PROBLEM REQUIREMENTS
Write out the listing from the line with "Rebuild this chart" to the line with "const carbonAlumina = [105, 160, 225, 205, 200, 185, 165, 160];", both lines included, exactly and nothing beyond. Leave pictures out.

Items from a dataset:

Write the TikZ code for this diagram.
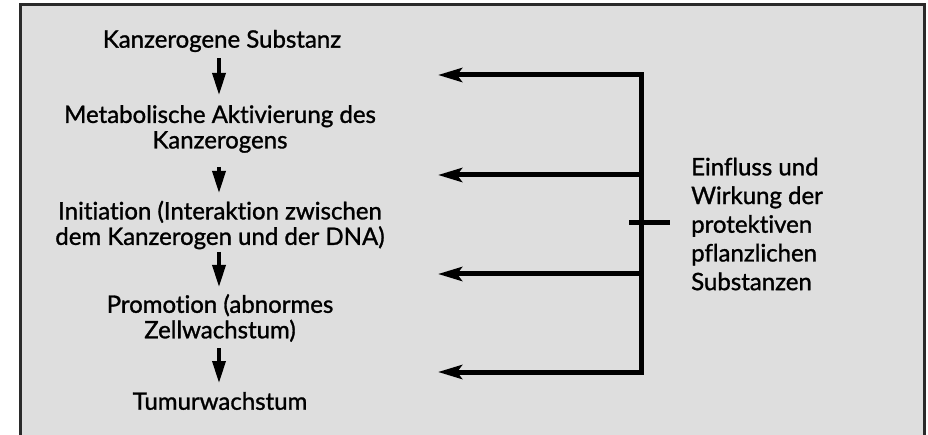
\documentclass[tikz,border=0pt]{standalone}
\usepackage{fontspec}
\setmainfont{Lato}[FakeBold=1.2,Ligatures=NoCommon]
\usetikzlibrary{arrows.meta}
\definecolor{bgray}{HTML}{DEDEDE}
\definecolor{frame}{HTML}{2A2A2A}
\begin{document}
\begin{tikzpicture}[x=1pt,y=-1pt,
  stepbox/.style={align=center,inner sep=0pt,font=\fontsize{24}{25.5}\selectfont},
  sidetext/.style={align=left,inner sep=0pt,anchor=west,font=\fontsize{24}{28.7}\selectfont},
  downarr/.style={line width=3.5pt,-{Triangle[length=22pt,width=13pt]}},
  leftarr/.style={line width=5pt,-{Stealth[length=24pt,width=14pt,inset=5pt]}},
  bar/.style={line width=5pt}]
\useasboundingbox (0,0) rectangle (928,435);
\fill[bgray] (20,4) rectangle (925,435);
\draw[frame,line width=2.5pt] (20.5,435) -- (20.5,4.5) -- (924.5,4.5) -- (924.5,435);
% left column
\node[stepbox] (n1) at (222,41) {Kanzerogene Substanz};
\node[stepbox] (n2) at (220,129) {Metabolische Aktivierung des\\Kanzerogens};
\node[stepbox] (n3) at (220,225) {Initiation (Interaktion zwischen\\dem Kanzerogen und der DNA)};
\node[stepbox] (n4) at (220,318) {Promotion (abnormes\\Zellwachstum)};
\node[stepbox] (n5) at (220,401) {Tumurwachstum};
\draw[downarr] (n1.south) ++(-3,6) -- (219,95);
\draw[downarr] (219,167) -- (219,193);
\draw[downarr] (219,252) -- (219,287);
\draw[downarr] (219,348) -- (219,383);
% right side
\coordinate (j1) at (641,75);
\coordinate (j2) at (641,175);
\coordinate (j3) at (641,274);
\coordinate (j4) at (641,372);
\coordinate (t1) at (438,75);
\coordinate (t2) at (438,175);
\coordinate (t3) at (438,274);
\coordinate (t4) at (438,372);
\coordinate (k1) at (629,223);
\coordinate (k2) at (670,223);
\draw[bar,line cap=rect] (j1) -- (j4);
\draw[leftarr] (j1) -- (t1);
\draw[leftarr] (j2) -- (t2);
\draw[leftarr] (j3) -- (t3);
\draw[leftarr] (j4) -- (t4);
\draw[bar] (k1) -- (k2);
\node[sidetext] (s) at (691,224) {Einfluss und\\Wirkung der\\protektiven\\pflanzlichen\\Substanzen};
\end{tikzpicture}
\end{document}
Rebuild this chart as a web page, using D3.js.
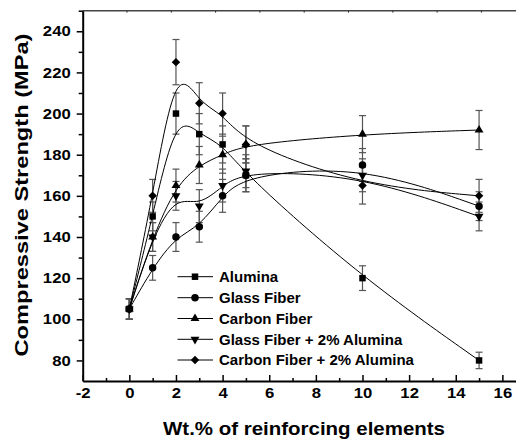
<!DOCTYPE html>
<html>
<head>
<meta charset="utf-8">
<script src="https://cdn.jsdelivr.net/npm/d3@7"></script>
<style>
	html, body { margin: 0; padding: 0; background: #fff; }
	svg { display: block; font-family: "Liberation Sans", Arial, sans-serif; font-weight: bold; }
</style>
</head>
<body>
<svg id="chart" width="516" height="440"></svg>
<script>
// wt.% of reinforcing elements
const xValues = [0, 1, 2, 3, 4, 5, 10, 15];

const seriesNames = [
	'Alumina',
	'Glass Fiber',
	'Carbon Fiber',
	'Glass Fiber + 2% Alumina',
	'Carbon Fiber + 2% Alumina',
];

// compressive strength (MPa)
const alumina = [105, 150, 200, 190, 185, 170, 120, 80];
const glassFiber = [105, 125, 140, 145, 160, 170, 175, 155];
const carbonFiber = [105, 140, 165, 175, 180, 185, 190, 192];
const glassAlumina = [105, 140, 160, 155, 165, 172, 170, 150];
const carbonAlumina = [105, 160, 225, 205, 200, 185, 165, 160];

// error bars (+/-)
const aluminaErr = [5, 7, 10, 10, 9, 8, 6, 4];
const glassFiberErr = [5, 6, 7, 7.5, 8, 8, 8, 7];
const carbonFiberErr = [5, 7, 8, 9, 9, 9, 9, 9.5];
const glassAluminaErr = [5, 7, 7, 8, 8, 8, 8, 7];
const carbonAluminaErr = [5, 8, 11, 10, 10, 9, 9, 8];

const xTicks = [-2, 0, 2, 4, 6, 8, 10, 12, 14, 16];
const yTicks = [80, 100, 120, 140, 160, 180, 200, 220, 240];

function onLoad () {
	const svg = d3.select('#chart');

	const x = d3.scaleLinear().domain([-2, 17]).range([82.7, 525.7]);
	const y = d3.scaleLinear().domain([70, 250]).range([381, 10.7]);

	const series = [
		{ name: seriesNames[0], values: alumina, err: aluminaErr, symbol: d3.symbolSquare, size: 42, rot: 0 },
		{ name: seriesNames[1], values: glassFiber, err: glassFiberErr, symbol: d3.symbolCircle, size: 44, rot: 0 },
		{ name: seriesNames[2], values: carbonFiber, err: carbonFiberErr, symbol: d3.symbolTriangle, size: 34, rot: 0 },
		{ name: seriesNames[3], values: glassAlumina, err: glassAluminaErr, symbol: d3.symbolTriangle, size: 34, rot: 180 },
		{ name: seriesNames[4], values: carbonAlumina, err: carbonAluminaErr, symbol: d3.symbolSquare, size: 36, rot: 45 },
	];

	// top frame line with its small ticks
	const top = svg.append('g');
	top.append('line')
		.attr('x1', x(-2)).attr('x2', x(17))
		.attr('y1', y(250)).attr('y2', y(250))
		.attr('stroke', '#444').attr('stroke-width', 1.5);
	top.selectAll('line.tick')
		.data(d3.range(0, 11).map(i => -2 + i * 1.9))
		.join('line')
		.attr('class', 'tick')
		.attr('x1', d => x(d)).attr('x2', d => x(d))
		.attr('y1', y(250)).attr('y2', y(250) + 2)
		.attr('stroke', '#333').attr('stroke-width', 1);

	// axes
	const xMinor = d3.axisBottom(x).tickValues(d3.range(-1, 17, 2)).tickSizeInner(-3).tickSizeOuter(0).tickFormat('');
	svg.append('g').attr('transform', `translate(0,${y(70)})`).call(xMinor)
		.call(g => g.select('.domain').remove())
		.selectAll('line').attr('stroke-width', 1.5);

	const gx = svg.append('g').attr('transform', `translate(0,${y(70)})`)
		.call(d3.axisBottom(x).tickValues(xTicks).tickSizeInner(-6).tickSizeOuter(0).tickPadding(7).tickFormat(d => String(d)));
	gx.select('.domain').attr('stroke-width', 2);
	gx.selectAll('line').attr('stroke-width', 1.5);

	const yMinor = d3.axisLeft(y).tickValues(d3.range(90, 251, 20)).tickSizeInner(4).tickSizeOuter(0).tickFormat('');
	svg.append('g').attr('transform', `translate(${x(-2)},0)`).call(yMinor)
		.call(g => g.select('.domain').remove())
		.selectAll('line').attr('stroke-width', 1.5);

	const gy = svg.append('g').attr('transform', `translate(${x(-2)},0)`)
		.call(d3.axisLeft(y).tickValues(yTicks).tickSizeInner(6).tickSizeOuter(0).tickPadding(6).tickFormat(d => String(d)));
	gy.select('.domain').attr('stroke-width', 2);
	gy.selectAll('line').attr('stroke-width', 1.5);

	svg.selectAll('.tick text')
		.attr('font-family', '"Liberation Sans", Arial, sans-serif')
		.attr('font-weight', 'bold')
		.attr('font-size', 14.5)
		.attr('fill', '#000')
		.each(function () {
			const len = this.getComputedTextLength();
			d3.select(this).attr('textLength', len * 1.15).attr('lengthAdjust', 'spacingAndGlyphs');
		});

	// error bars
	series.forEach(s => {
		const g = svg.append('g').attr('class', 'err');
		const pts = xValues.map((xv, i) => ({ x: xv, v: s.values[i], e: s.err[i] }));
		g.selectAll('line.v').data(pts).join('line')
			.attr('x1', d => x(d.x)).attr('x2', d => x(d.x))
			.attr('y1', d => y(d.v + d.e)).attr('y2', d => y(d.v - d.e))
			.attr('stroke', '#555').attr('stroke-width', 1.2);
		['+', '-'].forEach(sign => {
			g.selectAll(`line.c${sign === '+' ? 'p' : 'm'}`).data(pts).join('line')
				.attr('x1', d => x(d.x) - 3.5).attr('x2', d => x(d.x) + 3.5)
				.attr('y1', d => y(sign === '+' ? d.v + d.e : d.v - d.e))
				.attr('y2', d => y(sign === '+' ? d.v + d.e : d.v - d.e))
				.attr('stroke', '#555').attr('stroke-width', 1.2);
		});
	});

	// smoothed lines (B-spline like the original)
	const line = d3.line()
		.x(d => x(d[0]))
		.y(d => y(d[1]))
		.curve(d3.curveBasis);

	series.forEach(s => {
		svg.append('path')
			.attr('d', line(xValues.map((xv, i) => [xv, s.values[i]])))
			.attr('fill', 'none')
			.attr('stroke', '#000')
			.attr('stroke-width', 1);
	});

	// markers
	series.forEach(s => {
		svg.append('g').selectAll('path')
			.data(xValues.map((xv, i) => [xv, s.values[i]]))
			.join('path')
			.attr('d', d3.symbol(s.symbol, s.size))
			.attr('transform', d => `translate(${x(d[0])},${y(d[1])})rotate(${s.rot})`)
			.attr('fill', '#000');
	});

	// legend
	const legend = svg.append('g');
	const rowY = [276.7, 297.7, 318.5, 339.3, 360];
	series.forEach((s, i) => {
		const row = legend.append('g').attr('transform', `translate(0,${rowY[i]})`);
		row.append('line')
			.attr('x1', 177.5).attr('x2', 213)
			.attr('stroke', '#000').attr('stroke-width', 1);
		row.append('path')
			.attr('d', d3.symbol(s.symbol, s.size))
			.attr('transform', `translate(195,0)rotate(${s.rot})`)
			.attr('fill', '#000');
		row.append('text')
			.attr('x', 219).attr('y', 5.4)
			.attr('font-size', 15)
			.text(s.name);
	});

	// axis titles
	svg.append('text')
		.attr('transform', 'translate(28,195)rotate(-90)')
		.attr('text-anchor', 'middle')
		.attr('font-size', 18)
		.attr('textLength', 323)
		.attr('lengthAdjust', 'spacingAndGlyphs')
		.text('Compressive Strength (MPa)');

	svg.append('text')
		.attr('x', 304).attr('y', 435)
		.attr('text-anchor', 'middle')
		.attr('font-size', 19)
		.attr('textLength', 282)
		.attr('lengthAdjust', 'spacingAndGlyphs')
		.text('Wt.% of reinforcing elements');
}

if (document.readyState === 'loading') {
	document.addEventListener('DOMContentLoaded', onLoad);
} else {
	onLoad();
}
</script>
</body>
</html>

ANSWER TO THE EXERCISE
Rebuild this chart as a web page, using D3.js.
<!DOCTYPE html>
<html>
<head>
<meta charset="utf-8">
<script src="https://cdn.jsdelivr.net/npm/d3@7"></script>
<style>
	html, body { margin: 0; padding: 0; background: #fff; }
	svg { display: block; font-family: "Liberation Sans", Arial, sans-serif; font-weight: bold; }
</style>
</head>
<body>
<svg id="chart" width="516" height="440"></svg>
<script>
// wt.% of reinforcing elements
const xValues = [0, 1, 2, 3, 4, 5, 10, 15];

const seriesNames = [
	'Alumina',
	'Glass Fiber',
	'Carbon Fiber',
	'Glass Fiber + 2% Alumina',
	'Carbon Fiber + 2% Alumina',
];

// compressive strength (MPa)
const alumina = [105, 150, 200, 190, 185, 170, 120, 80];
const glassFiber = [105, 125, 140, 145, 160, 170, 175, 155];
const carbonFiber = [105, 140, 165, 175, 180, 185, 190, 192];
const glassAlumina = [105, 140, 160, 155, 165, 172, 170, 150];
const carbonAlumina = [105, 160, 225, 205, 200, 185, 165, 160];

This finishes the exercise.